Again, at the party's special conference in Birmingham on Sunday 16 May, dissenters and abstainers were not counted or recorded. The coalition agreement was "overwhelmingly approved". So it was the overwhelming majority of MPs and party delegates who betrayed their election promises. (Strictly speaking, some Lib Dem MPs then re-ratted on Thursday, by voting against higher tuition fees when the coalition agreement provided only for abstention if they didn't like Cable's plan.)

So, Dr Hindsight, how should Vince Cable, having broken his promises, have enacted the treason? Well, that is easy, and I am glad you asked.

First, Cable should not have tried to persuade John Browne, commissioned by Labour to review student finance, to make his report more palatable to the Lib Dems. Instead, he should have conspired with Lord Browne to make the report an eye-watering argument for a higher education market. Then he could have made a great show of rejecting parts of it and replacing them with the milk of social democracy and the balm of the liberal arts. Lord Browne, I'm sure, would have understood.

In doing so, Cable should have applied the Humpty Dumpty Rule of Politics, that words mean what you want them to mean. He should have "scrapped" tuition fees by calling them a graduate account. And he should have called his scheme a graduate tax even if, technically, it isn't.

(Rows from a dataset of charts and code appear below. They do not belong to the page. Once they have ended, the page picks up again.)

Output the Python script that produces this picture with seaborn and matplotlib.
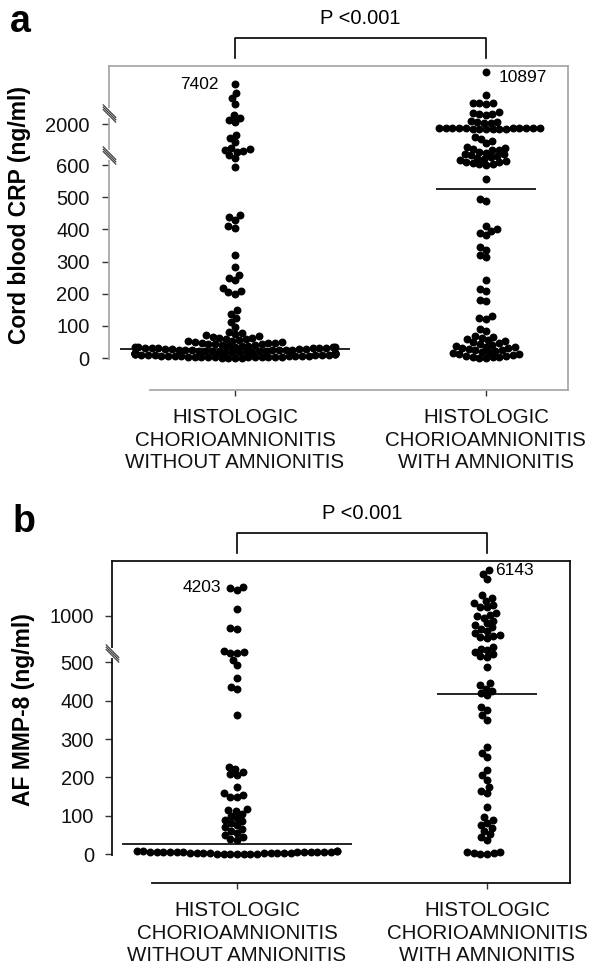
import numpy as np
import pandas as pd
import matplotlib
matplotlib.use("Agg")
import matplotlib.pyplot as plt
import matplotlib.transforms as mtransforms
from matplotlib.collections import PathCollection
from matplotlib.path import Path
import seaborn as sns

# ---------------- data ----------------
groups = ["HISTOLOGIC\nCHORIOAMNIONITIS\nWITHOUT AMNIONITIS",
          "HISTOLOGIC\nCHORIOAMNIONITIS\nWITH AMNIONITIS"]

crp_without = [7402, 5800, 4900, 3900, 2300, 2200, 2140, 2070, 1620, 1520, 1390,
               1180, 1150, 1110, 1080, 1050, 940, 840, 593,
               444, 440, 430, 410, 405,
               320, 283, 258, 250, 242, 217, 210, 205, 200,
               149, 137, 124, 112, 96,
               80, 77, 74, 71, 68, 66, 64, 62, 60, 58, 56, 54, 52, 50, 49, 48,
               47, 46, 45, 44, 43, 42,
               0, 0, 1, 1, 2, 2, 3, 3, 4, 4, 5, 5, 6, 6, 7, 7, 8, 8, 9, 9, 10,
               11, 11, 12, 13, 13, 14, 15, 15, 16, 17, 17, 18, 19, 20, 20, 21, 22,
               23, 23, 24, 25, 26, 26, 27, 28, 29, 30, 30, 31, 32, 33, 34, 35, 36,
               37, 38, 39, 40,
               2, 4, 5, 6, 8, 10, 12, 14, 15, 16, 18, 20, 22, 24, 25, 26, 28, 30,
               32, 34]
crp_with = [10897, 5450, 4100, 4050, 4000, 3950, 2420, 2380, 2350, 2330, 2300,
            2100, 2080, 2060, 2050, 2040,
            1880, 1875, 1870, 1865, 1860, 1858, 1855, 1852, 1850, 1848, 1845,
            1842, 1840, 1838, 1835, 1830,
            1560, 1500, 1420, 1350,
            1210, 1180, 1150, 1120, 1100, 1060, 1020, 990, 960, 930, 900, 870,
            840, 810, 780, 750, 720, 690, 660, 640, 620, 600,
            556, 495, 488, 410, 400, 395, 388, 382, 345, 335, 320, 314, 242, 215,
            208, 182, 176, 130, 125, 120, 90, 84,
            70, 66, 62, 58, 55, 52, 49, 46, 43, 40, 38, 36, 34, 32, 30, 28, 26,
            24, 22, 20, 18, 16, 14, 12, 10, 8, 6, 4, 3, 2, 1, 0]
mmp8_without = [4203, 4100, 3950, 1783, 871, 860, 620, 613, 605, 600, 527, 494,
                460, 436, 430, 363, 228, 222, 215, 210, 206, 175, 158, 154, 150,
                148, 118, 115, 112,
                105, 100, 95, 90, 85, 80, 75, 70, 65, 60, 55, 50, 45, 40, 37,
                8, 8, 7, 7, 6, 6, 6, 6, 5, 5, 5, 5, 4, 4, 4, 4, 3, 3, 3, 3, 3, 2,
                2, 2, 2, 1, 1, 1, 1, 0, 0, 0]
mmp8_with = [6143, 5700, 5100, 3300, 3000, 2700, 2400, 2200, 2050, 2000, 1300,
             1150, 1000, 980, 950, 920, 900, 880, 860, 840, 820, 800, 790, 775,
             760, 667, 650, 630, 610, 590, 575, 559, 488, 446, 440, 432, 425, 420,
             415, 384, 375, 362, 350, 279, 265, 253, 219, 205, 193, 175, 165, 159,
             123, 97, 90, 82, 75, 68, 60, 52, 45, 37, 5, 4, 3, 2, 1, 0]
crp_medians = [28, 525]
mmp8_medians = [26, 418]
crp_ticks = [0, 100, 200, 300, 400, 500, 600, 2000]
mmp8_ticks = [0, 100, 200, 300, 400, 500, 1000]
crp_max = [7402, 10897]
mmp8_max = [4203, 6143]
p_text = "P <0.001"
crp_label = "Cord blood CRP (ng/ml)"
mmp8_label = "AF MMP-8 (ng/ml)"

# ---------------- broken-axis scale definitions ----------------
BIG = 1e6
crp_kv = [-BIG, 0, 600, 2000, 2400, 7402, 10897, BIG]
crp_ku = [-BIG * 0.322, 0, 193, 234, 245.7, 274, 286, 286 + (BIG - 10897) * 0.0034]
mmp_kv = [-BIG, 0, 500, 1000, BIG]
mmp_ku = [-BIG * 0.383, 0, 191.5, 238, 238 + (BIG - 1000) * 0.00894]

SWARM_SIZE = 4.6     # spacing used for the swarm layout
DOT_SIZE = 5.7       # drawn dot diameter (points) -> dots overlap like original


def make_scale(kv, ku):
    kv = np.asarray(kv, float)
    ku = np.asarray(ku, float)

    def fwd(v):
        return np.interp(np.asarray(v, float), kv, ku)

    def inv(u):
        return np.interp(np.asarray(u, float), ku, kv)
    return fwd, inv


plt.rcParams["font.family"] = ["Liberation Sans", "DejaVu Sans"]

W, H = 604, 975
fig = plt.figure(figsize=(W / 100, H / 100), dpi=100)


def px_axes(l, t, r, b):
    return fig.add_axes([l / W, (H - b) / H, (r - l) / W, (b - t) / H])


BRK = Path([(-1, 1.35), (1, -0.65), (-1, 1.0), (1, -1.0), (-1, 0.65), (1, -1.35)],
           [Path.MOVETO, Path.LINETO, Path.MOVETO, Path.LINETO,
            Path.MOVETO, Path.LINETO])


def panel(ax, without, with_, medians, ticks, kv, ku, ylim, spine_col,
          ylabel, maxvals, max_offsets, breaks, letter, letter_xy, ypad,
          xleft_spine, xlim):
    fwd, inv = make_scale(kv, ku)
    ax.set_yscale("function", functions=(fwd, inv))
    ax.set_ylim(*ylim)
    df = pd.DataFrame({"group": [groups[0]] * len(without) + [groups[1]] * len(with_),
                       "value": list(without) + list(with_)})
    sns.swarmplot(data=df, x="group", y="value", order=groups, color="black",
                  size=SWARM_SIZE, linewidth=0, ax=ax, warn_thresh=1.0)
    ax.set_yscale("function", functions=(fwd, inv))
    ax.set_ylim(*ylim)
    ax.set_xlim(*xlim)
    # medians
    for i, (m, hw) in enumerate(zip(medians, [0.46, 0.2])):
        ax.hlines(m, i - hw, i + hw, color="black", lw=1.2, zorder=4)
    ax.set_yticks(ticks)
    ax.set_yticklabels([str(t) for t in ticks])
    ax.set_xlabel("")
    ax.set_ylabel("")
    ax.tick_params(axis="y", length=5, width=1, pad=ypad, labelsize=14.5,
                   color="#333333", labelcolor="#111111")
    ax.tick_params(axis="x", length=4, width=1, pad=9, labelsize=14.8,
                   color="#333333", labelcolor="#111111")
    for lbl in ax.get_xticklabels():
        lbl.set_linespacing(1.24)
    for s in ax.spines.values():
        s.set_color(spine_col)
        s.set_linewidth(1.3)
    ax.spines["left"].set_bounds(-3, ylim[1])
    ax.spines["bottom"].set_bounds(xleft_spine, xlim[1])
    ax.set_facecolor("white")
    # y label
    ax.text(-0.194, 0.54, ylabel, transform=ax.transAxes, rotation=90,
            ha="center", va="center", fontsize=16.5, fontweight="bold")
    # bracket and p value
    tr = mtransforms.blended_transform_factory(ax.transData, ax.transAxes)
    ax.plot([0, 0, 1, 1], [1.025, 1.087, 1.087, 1.025], transform=tr,
            color="black", lw=1.2, clip_on=False)
    ax.text(0.5, 1.148, p_text, transform=tr, ha="center", va="center",
            fontsize=14.5)
    # max value annotations
    for i, (mv, (dx, dy, ha)) in enumerate(zip(maxvals, max_offsets)):
        ax.annotate(str(mv), xy=(i, mv), xytext=(dx, dy),
                    textcoords="offset pixels", ha=ha, va="center",
                    fontsize=12.5)
    # axis break marks
    trb = mtransforms.blended_transform_factory(ax.transAxes, ax.transData)
    for bv in breaks:
        ax.plot([0], [bv], transform=trb, marker="s", markersize=7,
                color="white", markeredgewidth=0, clip_on=False, zorder=5)
        ax.plot([0], [bv], transform=trb, marker=BRK, markersize=13,
                color="#444444", markeredgewidth=0.9, fillstyle="none",
                linestyle="none", clip_on=False, zorder=6)
    fig.text(letter_xy[0] / W, 1 - letter_xy[1] / H, letter, fontsize=27,
             fontweight="bold", ha="center", va="center")


ax_a = px_axes(109, 66, 568, 390)
panel(ax_a, crp_without, crp_with, crp_medians, crp_ticks, crp_kv, crp_ku,
      (-99, 12660), "#a8a8a8", crp_label, crp_max,
      [(-16, 0, "right"), (13, -6, "left")], [945, 2390], "a", (20, 22), 9,
      -0.339, (-0.502, 1.327))

ax_b = px_axes(112, 561, 570, 883)
panel(ax_b, mmp8_without, mmp8_with, mmp8_medians, mmp8_ticks, mmp_kv, mmp_ku,
      (-75.7, 7150), "#111111", mmp8_label, mmp8_max,
      [(-16, 0, "right"), (8, 0, "left")], [605], "b", (24, 522), 8,
      -0.34, (-0.5, 1.332))

# lay the swarms out once, then freeze the positions and draw bigger dots
fig.canvas.draw()
for ax in (ax_a, ax_b):
    for coll in ax.collections:
        if isinstance(coll, PathCollection) and "draw" in coll.__dict__:
            del coll.draw
            coll.set_sizes([DOT_SIZE ** 2])

fig.savefig("out.png", dpi=100, facecolor="white")
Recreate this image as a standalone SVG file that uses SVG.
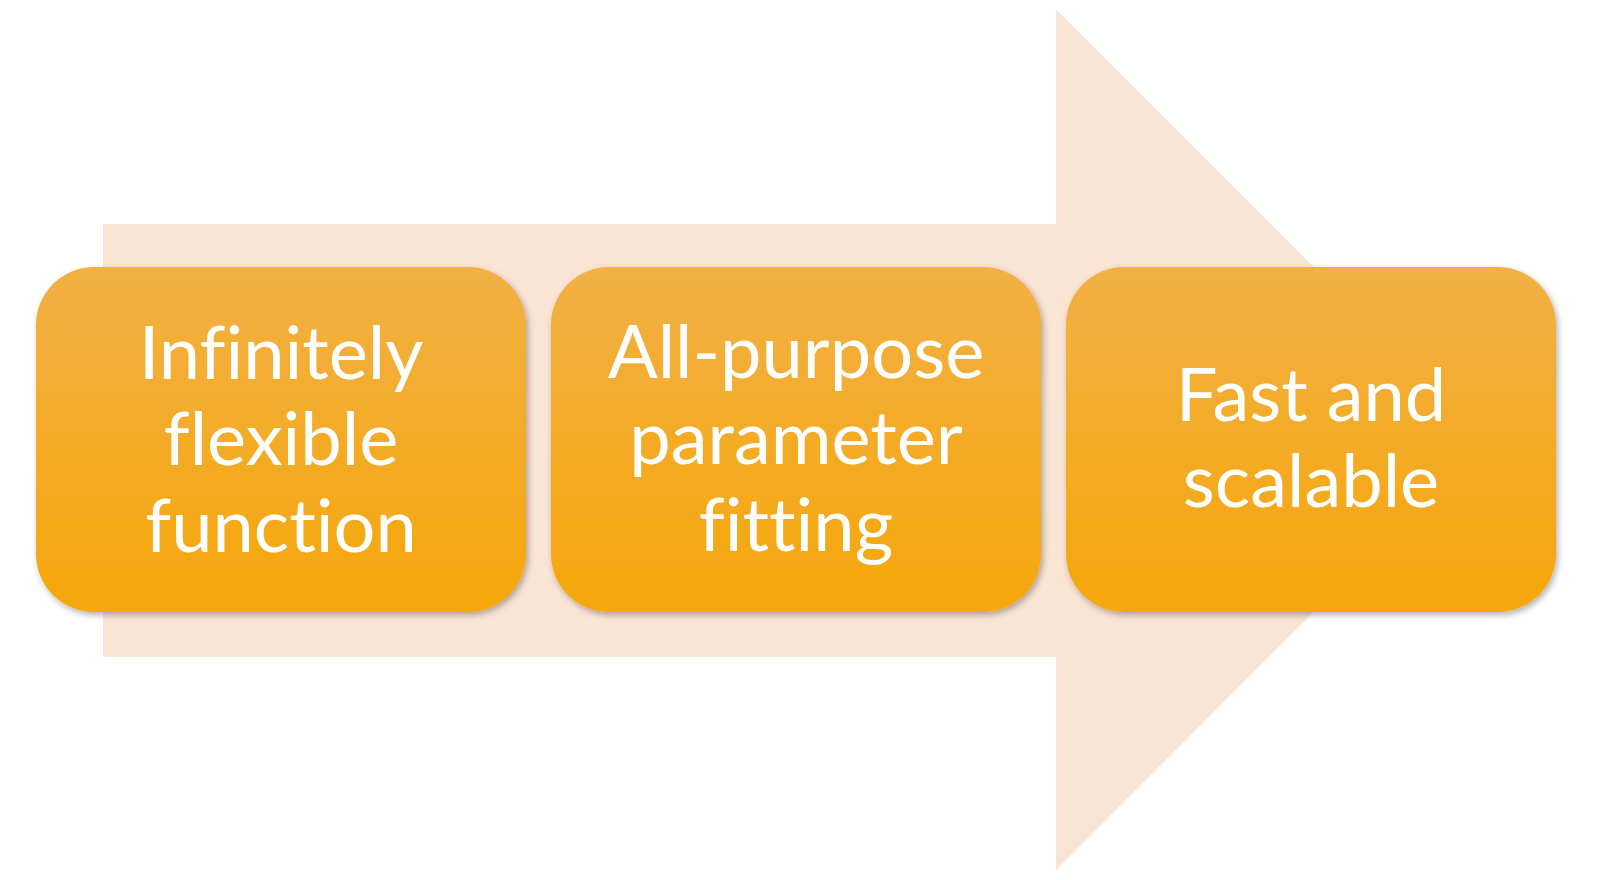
<svg xmlns="http://www.w3.org/2000/svg" width="1600" height="880" viewBox="0 0 1600 880">
  <defs>
    <linearGradient id="boxGrad" x1="0" y1="0" x2="0" y2="1">
      <stop offset="0" stop-color="#F2B045"/>
      <stop offset="1" stop-color="#F5A70A"/>
    </linearGradient>
    <filter id="shadow" x="-5%" y="-5%" width="112%" height="115%">
      <feDropShadow dx="2" dy="3" stdDeviation="3" flood-color="#000" flood-opacity="0.3"/>
    </filter>
  </defs>
  <style>
    .box { fill: url(#boxGrad); filter: url(#shadow); }
    .label { font-family: Lato, "Open Sans", "Liberation Sans", sans-serif; font-size: 74px; fill: #FFFFFF; text-anchor: middle; font-variant-ligatures: none; font-feature-settings: "liga" 0; }
    .arrow { fill: #FAE4D4; }
  </style>
  <rect width="1600" height="880" fill="#FFFFFF"/>
  <g id="connectors">
    <polygon id="process-arrow" class="arrow" points="103,224 1056,224 1056,9 1486,439.5 1056,870 1056,657 103,657"/>
  </g>
  <g id="node-1">
    <rect class="box" x="36" y="267" width="490" height="345" rx="58" ry="58"/>
    <text class="label" x="281" y="379">Infinitely</text>
    <text class="label" x="281" y="465">flexible</text>
    <text class="label" x="281" y="552">function</text>
  </g>
  <g id="node-2">
    <rect class="box" x="551" y="267" width="490" height="345" rx="58" ry="58"/>
    <text class="label" x="796" y="378">All-purpose</text>
    <text class="label" x="796" y="464">parameter</text>
    <text class="label" x="796" y="551">fitting</text>
  </g>
  <g id="node-3">
    <rect class="box" x="1066" y="267" width="490" height="345" rx="58" ry="58"/>
    <text class="label" x="1311" y="421">Fast and</text>
    <text class="label" x="1311" y="507">scalable</text>
  </g>
</svg>
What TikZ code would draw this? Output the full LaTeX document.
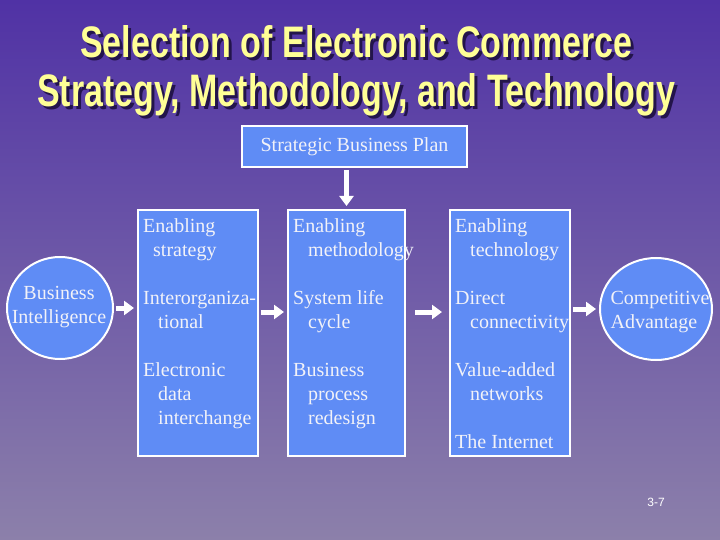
\documentclass[tikz,border=0pt]{standalone}
\usepackage{fontspec}
\setmainfont{Liberation Serif}
\newfontfamily\titlefont{Liberation Sans}
\newfontfamily\pagefont{Liberation Sans}
\usepackage{graphicx}
\usetikzlibrary{shapes.geometric,arrows.meta}
\definecolor{bgtop}{RGB}{80,50,165}
\definecolor{bgbottom}{RGB}{140,128,170}
\definecolor{boxblue}{RGB}{95,140,245}
\definecolor{titleyellow}{RGB}{255,255,150}
\definecolor{titleshadow}{RGB}{35,20,75}
\definecolor{textwhite}{RGB}{242,242,248}
\newcommand{\titlelineone}{\resizebox{552pt}{32pt}{\titlefont\bfseries Selection of Electronic Commerce}}
\newcommand{\titlelinetwo}{\resizebox{638pt}{33pt}{\titlefont\bfseries Strategy, Methodology, and Technology}}
\tikzset{
  bluebox/.style={draw=white, line width=2pt, fill=boxblue, inner sep=0pt, text=textwhite, font=\fontsize{20}{24}\selectfont},
  bluecirc/.style={ellipse, draw=white, line width=2pt, fill=boxblue, inner sep=0pt},
  circtext/.style={inner sep=0pt, text=textwhite, font=\fontsize{20}{24}\selectfont},
  boxtext/.style={anchor=north west, inner sep=0pt, align=left, text=textwhite, font=\fontsize{20}{24}\selectfont},
  titletext/.style={anchor=base west, inner sep=0pt},
  flowarrow/.style={white, line width=5pt, -{Triangle[length=10pt,width=14pt]}, shorten <=2pt, shorten >=3pt}
}
\begin{document}
\begin{tikzpicture}[x=1pt, y=-1pt]
\useasboundingbox (0,0) rectangle (720,540);
\shade[top color=bgtop, bottom color=bgbottom] (0,0) rectangle (720,540);

% title
\node[titletext, text=titleshadow] (titleoneshadow) at (83,61) {\titlelineone};
\node[titletext, text=titleyellow] (titleone) at (80,58) {\titlelineone};
\node[titletext, text=titleshadow] (titletwoshadow) at (40,110) {\titlelinetwo};
\node[titletext, text=titleyellow] (titletwo) at (37,107) {\titlelinetwo};

% plan
\node[bluebox, minimum width=225pt, minimum height=41pt] (plan) at (354.5,146.5) {Strategic Business Plan};

% columns
\node[bluebox, minimum width=120pt, minimum height=246pt] (strat) at (198,333) {};
\node[bluebox, minimum width=117pt, minimum height=246pt] (meth) at (346.5,333) {};
\node[bluebox, minimum width=120pt, minimum height=246pt] (tech) at (510,333) {};

\node[boxtext] (strattext) at ([xshift=6pt,yshift=-9pt]strat.north west)
  {Enabling\\\hspace*{10pt}strategy\\[24pt]Interorganiza-\\\hspace*{15pt}tional\\[24pt]Electronic\\\hspace*{15pt}data\\\hspace*{15pt}interchange};
\node[boxtext] (methtext) at ([xshift=6pt,yshift=-9pt]meth.north west)
  {Enabling\\\hspace*{15pt}methodology\\[24pt]System life\\\hspace*{15pt}cycle\\[24pt]Business\\\hspace*{15pt}process\\\hspace*{15pt}redesign};
\node[boxtext] (techtext) at ([xshift=6pt,yshift=-9pt]tech.north west)
  {Enabling\\\hspace*{15pt}technology\\[24pt]Direct\\\hspace*{15pt}connectivity\\[24pt]Value-added\\\hspace*{15pt}networks\\[24pt]The Internet};

% circles
\node[bluecirc, minimum width=106pt, minimum height=102pt] (intel) at (60,308) {};
\node[circtext, align=center] (inteltext) at (59,307) {Business\\Intelligence};
\node[bluecirc, minimum width=112pt, minimum height=102pt] (advan) at (656,309) {};
\node[circtext, align=left] (advantext) at (660,312) {Competitive\\Advantage};

% arrows
\draw[flowarrow] (meth.north |- plan.south) -- (meth.north);
\draw[flowarrow] (intel.east) -- (intel.east -| strat.west);
\draw[flowarrow] ([yshift=21pt]strat.east) -- ([yshift=21pt]meth.west);
\draw[flowarrow, shorten <=9pt, shorten >=7pt] ([yshift=21pt]meth.east) -- ([yshift=21pt]tech.west);
\draw[flowarrow] (tech.east |- advan.west) -- (advan.west);

\node[text=white, font=\pagefont\fontsize{12}{14}\selectfont] (pageno) at (656,502) {3-7};
\end{tikzpicture}
\end{document}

I was intrigued that Paul Waugh of Politics Home reported last week that Cable had indeed used the words "graduate tax" in a draft of his important speech in July. He was forced to take them out, either because of the Treasury's institutional aversion to new taxes or because of David Cameron's political hostility to them, or both. The small print of the legislation would have to make clear that the obligation owed by graduates was an enforceable contract repayable through the tax system, but who understands the difference between loans-for-fees and a graduate tax?

Of course, trying to disown the words "fees" and "debt" might not have worked well. The furies would still have descended on Cable and Clegg, accusing them of trying to wriggle out of their promises with semantics, but would that be worse than what they face now?

Because this looks very much like the end of the Liberal Democrats as a political force. The easiest thing to write after last week's dramas would be: don't write off Clegg. But I don't see it. All I see is a party broken by that vote. Only eight backbenchers voted with the Government. One of them was David Laws. Another was Sir Alan Beith. Proportionately, it was a far bigger rebellion than Labour's over Iraq. I see 17 ministers and three of their aides voting to keep their jobs. A leadership challenge is just gossip, but I see one minister, Chris Huhne, waiting to pounce, absent from the vote doing saintly green stuff in Cancun, the unsullied king across the Atlantic (unlike Greg Barker, his junior Tory minister, who returned to spend nine hours on British soil, a motorbike taxi waiting at the Commons while he voted).

I see a party repeating a pattern: in every peace-time coalition, the Conservatives have been strengthened, while their Liberal or Labour junior partners have been marginalised. And I see a party, after six months in government, that has "this huge stuff about trust", as Alastair Campbell wrote after six years. The only strategy that holds out any hope for Clegg at the 2015 election is for the Lib Dems to offer "radical", "progressive" or "sick" policies – whatever the buzz word is by then – that are distinctive. He can say, "Vote for us and we will influence the government if parliament stays hung." We don't need Dr Hindsight to tell us how the voters are likely to respond.